- [Problem to solve] Omit the pictures and return every entry exactly as written.

• • •

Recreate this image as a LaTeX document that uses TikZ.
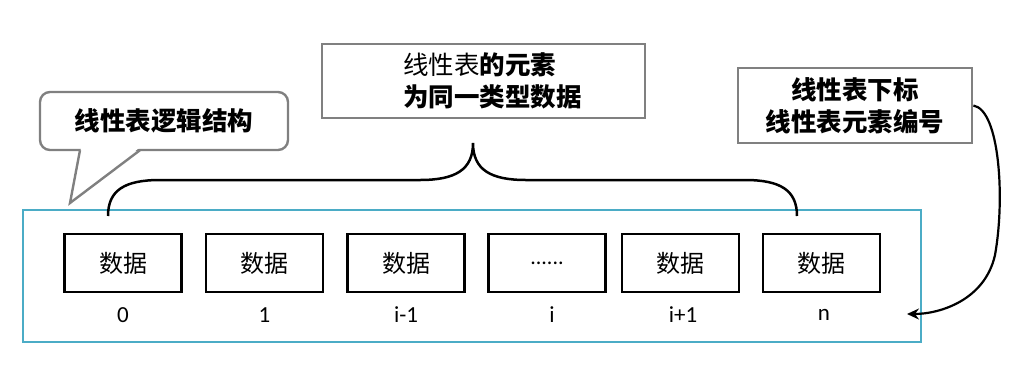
\documentclass[tikz,border=0pt]{standalone}
\usepackage{fontspec}
\newfontfamily\cjk{Noto Sans CJK SC}
\newfontfamily\lat{Carlito}
\usetikzlibrary{arrows.meta}
\definecolor{teal1}{RGB}{75,172,198}
\definecolor{gray1}{RGB}{128,128,128}
\tikzset{
  databox/.style={draw=black,line width=2.6pt,minimum width=117pt,minimum height=58pt,inner sep=0pt,font=\cjk\fontsize{24}{28}\selectfont},
  idx/.style={font=\lat\fontsize{23}{26}\selectfont,inner sep=0pt},
  notebox/.style={draw=gray1,line width=2.8pt,inner sep=0pt},
  notetext/.style={inner sep=0pt,font=\cjk\bfseries\fontsize{25.5}{32}\selectfont},
}
\begin{document}
\begin{tikzpicture}[x=1pt,y=-1pt]
\useasboundingbox (0,0) rectangle (1010,373);
% outer container
\node[draw=teal1,line width=2.8pt,minimum width=898pt,minimum height=132pt,inner sep=0pt] (outer) at (472,276) {};
% data boxes
\node[databox] (b0) at (123,263) {数据};
\node[databox] (b1) at (264.5,263) {数据};
\node[databox] (b2) at (406,263) {数据};
\node[databox,font=\lat\fontsize{22}{26}\selectfont] (b3) at (547,263) {......};
\node[databox] (b4) at (680.5,263) {数据};
\node[databox] (b5) at (821.5,263) {数据};
% indices
\node[idx] (i0) at (123,315) {0};
\node[idx] (i1) at (264.5,315) {1};
\node[idx] (i2) at (406,315) {i-1};
\node[idx] (i3) at (552,315) {i};
\node[idx] (i4) at (683,315) {i+1};
\node[idx] (i5) at (824,315) {n};
% callout
\node[draw=gray1,line width=2.4pt,rounded corners=10pt,minimum width=248pt,minimum height=58pt,inner sep=0pt,font=\cjk\bfseries\fontsize{25.5}{30}\selectfont] (call) at (164,121) {线性表逻辑结构};
\coordinate (tip) at (70,203);
\fill[white] (81,148) -- (tip) -- (139,148) -- cycle;
\draw[gray1,line width=2.4pt,line join=miter] (80,150.2) -- (tip) -- (140,150.2);
% middle note
\node[notebox,minimum width=323pt,minimum height=74pt] (mid) at (483.5,81) {};
\node[notetext,anchor=west,align=left] (midtext) at (403,81) {{\mdseries 线性表}的元素\\为同一类型数据};
% right note
\node[notebox,minimum width=234pt,minimum height=75pt] (right) at (855,105.5) {};
\node[notetext,align=center] (righttext) at (right.center) {线性表下标\\线性表元素编号};
% brace
\coordinate (bl) at (108,216);
\coordinate (br) at (797,216);
\coordinate (btip) at (473,143);
\draw[line width=2.5pt] (bl) .. controls (108,190) and (125,180) .. (160,180) -- (420,180)
  .. controls (455,180) and (473,170) .. (btip)
  .. controls (473,170) and (491,180) .. (526,180) -- (745,180)
  .. controls (780,180) and (797,190) .. (br);
% index arrow
\coordinate (aend) at (907,314);
\draw[line width=2.2pt,-{Stealth[length=12pt,width=11pt,inset=4pt]}] (right.east) .. controls (1000,110) and (1005,200) .. (995,255) .. controls (985,300) and (940,314) .. (aend);
\end{tikzpicture}
\end{document}
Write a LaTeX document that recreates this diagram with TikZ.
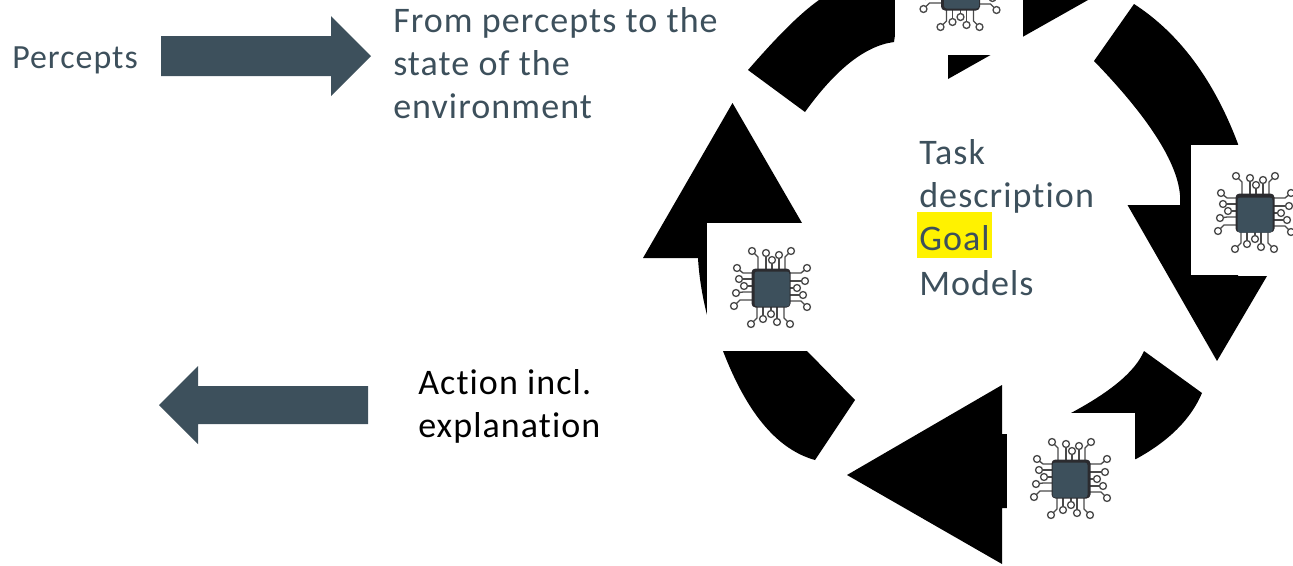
\documentclass[tikz,border=0pt]{standalone}
\usepackage{fontspec}
\setmainfont[LetterSpace=3,Ligatures=NoCommon]{Carlito}
\definecolor{slate}{HTML}{3D505C}
\definecolor{chipdark}{HTML}{2B2B2F}
\definecolor{pingrey}{HTML}{4A4A4A}
\tikzset{
    label/.style={inner sep=0pt,anchor=base west,text=slate,font=\fontsize{27}{32}\selectfont},
    para/.style={label,anchor=north west,align=left,font=\fontsize{27}{32.3}\selectfont},
    chipbox/.style={fill=white,draw=none},
    pin/.style={draw=pingrey,line width=1pt},
    pins/.style={draw=pingrey,line width=1pt,fill=white},
    pics/chip/.style 2 args={code={
        \foreach \cx/\cy/\kx/\ky/\fx/\fy in {
            -19/-37/-13/-31/-13/-18, -5/-35/-5/-35/-5/-18, 1/-28/1/-28/1/-18, 8/-33/8/-33/8/-18, 20/-37/14/-31/14/-18,
            36/-20/30/-15/18/-15, 34/-7/34/-7/18/-7, 26/0/26/0/18/0, 32/7/32/7/18/7, 36/19/30/13/18/13,
            -20/36/-14/30/-14/18, -8/31/-8/31/-8/18, 0/26/0/26/0/18, 6/34/6/34/6/18, 19/36/13/30/13/18,
            -34/-20/-28/-15/-18/-15, -32/-9/-32/-9/-18/-9, -27/-2/-27/-2/-18/-2, -35/5/-28/4/-18/4, -37/18/-31/12/-18/12}
        {
            \draw[pin] (\cx,\cy)--(\kx,\ky)--(\fx,\fy);
            \filldraw[pins] (\cx,\cy) circle (2.6pt);
        }
        \fill[chipdark,rounded corners=3pt] (-19.5,-19.5) rectangle (19.5,19.5);
        \fill[slate,rounded corners=2pt] (-17.5+#1,-17.5+#2) rectangle (17.5+#1,17.5+#2);
    }}
}

\begin{document}
\begin{tikzpicture}[x=0.75pt,y=-0.75pt]
\useasboundingbox (0,0) rectangle (1293,565);
\clip (0,0) rectangle (1293,565);

% left side
\fill[slate] (161,36)--(331,36)--(331,16)--(371,56)--(331,96)--(331,76)--(161,76)--cycle;
\fill[slate] (368,386)--(198,386)--(198,366)--(159,405)--(198,444)--(198,424)--(368,424)--cycle;
\node[label,font=\fontsize{25.4}{32}\selectfont] (percepts) at (12,68) {Percepts};
\node[para] (state) at (393,7) {From percepts to the\\state of the\\environment};
\node[para,text=black] (action) at (418,369) {Action incl.\\explanation};

% ring of arrows
\begin{scope}[black]
    \fill (819,0) .. controls (798,15) and (775,39) .. (748,70)--(805,112) .. controls (833,73) and (863,46) .. (894,42)--(900,0)--cycle;
    \fill (948,79)--(1088,0)--(948,0)--cycle;
    \fill (1134,4) .. controls (1179,33) and (1214,80) .. (1238,144)--(1238,276)--(1267,276)--(1217,361)--(1127.5,205)--(1180,205) .. controls (1183,172) and (1155,124) .. (1094,61)--cycle;
    \fill (1144,351)--(1202,393) .. controls (1191,419) and (1169,441) .. (1136,459)--(1100,459)--(1071,413) .. controls (1110,392) and (1135,372) .. (1144,351)--cycle;
    \fill (1002,385)--(847,475)--(1002,564)--(1002,508)--(1010,508)--(1010,434)--(1002,434)--cycle;
    \fill (723,351)--(807,351)--(855,400)--(815,460) .. controls (779,450) and (748,416) .. (723,351)--cycle;
    \fill (643,258)--(732.5,103)--(802,223)--(720,300)--(707,315) .. controls (702,295) and (699,276) .. (698,258)--cycle;
\end{scope}

% chips on white squares
\fill[chipbox] (895,0) rectangle (1023,55);
\fill[chipbox] (1191,145) rectangle (1293,275);
\fill[chipbox] (1007,413) rectangle (1135,565);
\fill[chipbox] (707,223) rectangle (837,351);
\pic at (960.5,-9) {chip={1}{0}};
\pic at (1255,213) {chip={0}{2}};
\pic at (1071,479) {chip={-1}{1}};
\pic at (771,288) {chip={1}{1}};

% centre text
\node[label] (task) at (919,164) {Task};
\node[label] (description) at (919,207) {description};
\node[label,fill=yellow,text height=28.5pt,text depth=6pt,inner xsep=1.5pt] (goal) at (917,250) {Goal};
\node[label] (models) at (919,295) {Models};
\end{tikzpicture}
\end{document}
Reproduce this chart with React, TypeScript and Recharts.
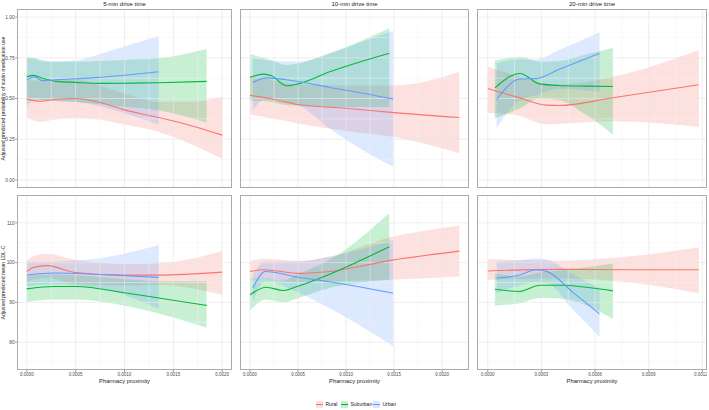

• • •

- [Solution for this problem]
Recreate this image as a LaTeX document that uses TikZ.
\documentclass[tikz,border=0pt]{standalone}
\usepackage{fontspec}
\newfontfamily\cjk{Noto Sans CJK SC}
\newfontfamily\lat{Carlito}
\usetikzlibrary{arrows.meta}
\definecolor{teal1}{RGB}{75,172,198}
\definecolor{gray1}{RGB}{128,128,128}
\tikzset{
  databox/.style={draw=black,line width=2.6pt,minimum width=117pt,minimum height=58pt,inner sep=0pt,font=\cjk\fontsize{24}{28}\selectfont},
  idx/.style={font=\lat\fontsize{23}{26}\selectfont,inner sep=0pt},
  notebox/.style={draw=gray1,line width=2.8pt,inner sep=0pt},
  notetext/.style={inner sep=0pt,font=\cjk\bfseries\fontsize{25.5}{32}\selectfont},
}
\begin{document}
\begin{tikzpicture}[x=1pt,y=-1pt]
\useasboundingbox (0,0) rectangle (1010,373);
% outer container
\node[draw=teal1,line width=2.8pt,minimum width=898pt,minimum height=132pt,inner sep=0pt] (outer) at (472,276) {};
% data boxes
\node[databox] (b0) at (123,263) {数据};
\node[databox] (b1) at (264.5,263) {数据};
\node[databox] (b2) at (406,263) {数据};
\node[databox,font=\lat\fontsize{22}{26}\selectfont] (b3) at (547,263) {......};
\node[databox] (b4) at (680.5,263) {数据};
\node[databox] (b5) at (821.5,263) {数据};
% indices
\node[idx] (i0) at (123,315) {0};
\node[idx] (i1) at (264.5,315) {1};
\node[idx] (i2) at (406,315) {i-1};
\node[idx] (i3) at (552,315) {i};
\node[idx] (i4) at (683,315) {i+1};
\node[idx] (i5) at (824,315) {n};
% callout
\node[draw=gray1,line width=2.4pt,rounded corners=10pt,minimum width=248pt,minimum height=58pt,inner sep=0pt,font=\cjk\bfseries\fontsize{25.5}{30}\selectfont] (call) at (164,121) {线性表逻辑结构};
\coordinate (tip) at (70,203);
\fill[white] (81,148) -- (tip) -- (139,148) -- cycle;
\draw[gray1,line width=2.4pt,line join=miter] (80,150.2) -- (tip) -- (140,150.2);
% middle note
\node[notebox,minimum width=323pt,minimum height=74pt] (mid) at (483.5,81) {};
\node[notetext,anchor=west,align=left] (midtext) at (403,81) {{\mdseries 线性表}的元素\\为同一类型数据};
% right note
\node[notebox,minimum width=234pt,minimum height=75pt] (right) at (855,105.5) {};
\node[notetext,align=center] (righttext) at (right.center) {线性表下标\\线性表元素编号};
% brace
\coordinate (bl) at (108,216);
\coordinate (br) at (797,216);
\coordinate (btip) at (473,143);
\draw[line width=2.5pt] (bl) .. controls (108,190) and (125,180) .. (160,180) -- (420,180)
  .. controls (455,180) and (473,170) .. (btip)
  .. controls (473,170) and (491,180) .. (526,180) -- (745,180)
  .. controls (780,180) and (797,190) .. (br);
% index arrow
\coordinate (aend) at (907,314);
\draw[line width=2.2pt,-{Stealth[length=12pt,width=11pt,inset=4pt]}] (right.east) .. controls (1000,110) and (1005,200) .. (995,255) .. controls (985,300) and (940,314) .. (aend);
\end{tikzpicture}
\end{document}
Write a LaTeX document that recreates this diagram with TikZ.
\documentclass[tikz,border=0pt]{standalone}
\usepackage{fontspec}
\setmainfont[LetterSpace=3,Ligatures=NoCommon]{Carlito}
\definecolor{slate}{HTML}{3D505C}
\definecolor{chipdark}{HTML}{2B2B2F}
\definecolor{pingrey}{HTML}{4A4A4A}
\tikzset{
    label/.style={inner sep=0pt,anchor=base west,text=slate,font=\fontsize{27}{32}\selectfont},
    para/.style={label,anchor=north west,align=left,font=\fontsize{27}{32.3}\selectfont},
    chipbox/.style={fill=white,draw=none},
    pin/.style={draw=pingrey,line width=1pt},
    pins/.style={draw=pingrey,line width=1pt,fill=white},
    pics/chip/.style 2 args={code={
        \foreach \cx/\cy/\kx/\ky/\fx/\fy in {
            -19/-37/-13/-31/-13/-18, -5/-35/-5/-35/-5/-18, 1/-28/1/-28/1/-18, 8/-33/8/-33/8/-18, 20/-37/14/-31/14/-18,
            36/-20/30/-15/18/-15, 34/-7/34/-7/18/-7, 26/0/26/0/18/0, 32/7/32/7/18/7, 36/19/30/13/18/13,
            -20/36/-14/30/-14/18, -8/31/-8/31/-8/18, 0/26/0/26/0/18, 6/34/6/34/6/18, 19/36/13/30/13/18,
            -34/-20/-28/-15/-18/-15, -32/-9/-32/-9/-18/-9, -27/-2/-27/-2/-18/-2, -35/5/-28/4/-18/4, -37/18/-31/12/-18/12}
        {
            \draw[pin] (\cx,\cy)--(\kx,\ky)--(\fx,\fy);
            \filldraw[pins] (\cx,\cy) circle (2.6pt);
        }
        \fill[chipdark,rounded corners=3pt] (-19.5,-19.5) rectangle (19.5,19.5);
        \fill[slate,rounded corners=2pt] (-17.5+#1,-17.5+#2) rectangle (17.5+#1,17.5+#2);
    }}
}

\begin{document}
\begin{tikzpicture}[x=0.75pt,y=-0.75pt]
\useasboundingbox (0,0) rectangle (1293,565);
\clip (0,0) rectangle (1293,565);

% left side
\fill[slate] (161,36)--(331,36)--(331,16)--(371,56)--(331,96)--(331,76)--(161,76)--cycle;
\fill[slate] (368,386)--(198,386)--(198,366)--(159,405)--(198,444)--(198,424)--(368,424)--cycle;
\node[label,font=\fontsize{25.4}{32}\selectfont] (percepts) at (12,68) {Percepts};
\node[para] (state) at (393,7) {From percepts to the\\state of the\\environment};
\node[para,text=black] (action) at (418,369) {Action incl.\\explanation};

% ring of arrows
\begin{scope}[black]
    \fill (819,0) .. controls (798,15) and (775,39) .. (748,70)--(805,112) .. controls (833,73) and (863,46) .. (894,42)--(900,0)--cycle;
    \fill (948,79)--(1088,0)--(948,0)--cycle;
    \fill (1134,4) .. controls (1179,33) and (1214,80) .. (1238,144)--(1238,276)--(1267,276)--(1217,361)--(1127.5,205)--(1180,205) .. controls (1183,172) and (1155,124) .. (1094,61)--cycle;
    \fill (1144,351)--(1202,393) .. controls (1191,419) and (1169,441) .. (1136,459)--(1100,459)--(1071,413) .. controls (1110,392) and (1135,372) .. (1144,351)--cycle;
    \fill (1002,385)--(847,475)--(1002,564)--(1002,508)--(1010,508)--(1010,434)--(1002,434)--cycle;
    \fill (723,351)--(807,351)--(855,400)--(815,460) .. controls (779,450) and (748,416) .. (723,351)--cycle;
    \fill (643,258)--(732.5,103)--(802,223)--(720,300)--(707,315) .. controls (702,295) and (699,276) .. (698,258)--cycle;
\end{scope}

% chips on white squares
\fill[chipbox] (895,0) rectangle (1023,55);
\fill[chipbox] (1191,145) rectangle (1293,275);
\fill[chipbox] (1007,413) rectangle (1135,565);
\fill[chipbox] (707,223) rectangle (837,351);
\pic at (960.5,-9) {chip={1}{0}};
\pic at (1255,213) {chip={0}{2}};
\pic at (1071,479) {chip={-1}{1}};
\pic at (771,288) {chip={1}{1}};

% centre text
\node[label] (task) at (919,164) {Task};
\node[label] (description) at (919,207) {description};
\node[label,fill=yellow,text height=28.5pt,text depth=6pt,inner xsep=1.5pt] (goal) at (917,250) {Goal};
\node[label] (models) at (919,295) {Models};
\end{tikzpicture}
\end{document}
Reproduce this chart with React, TypeScript and Recharts.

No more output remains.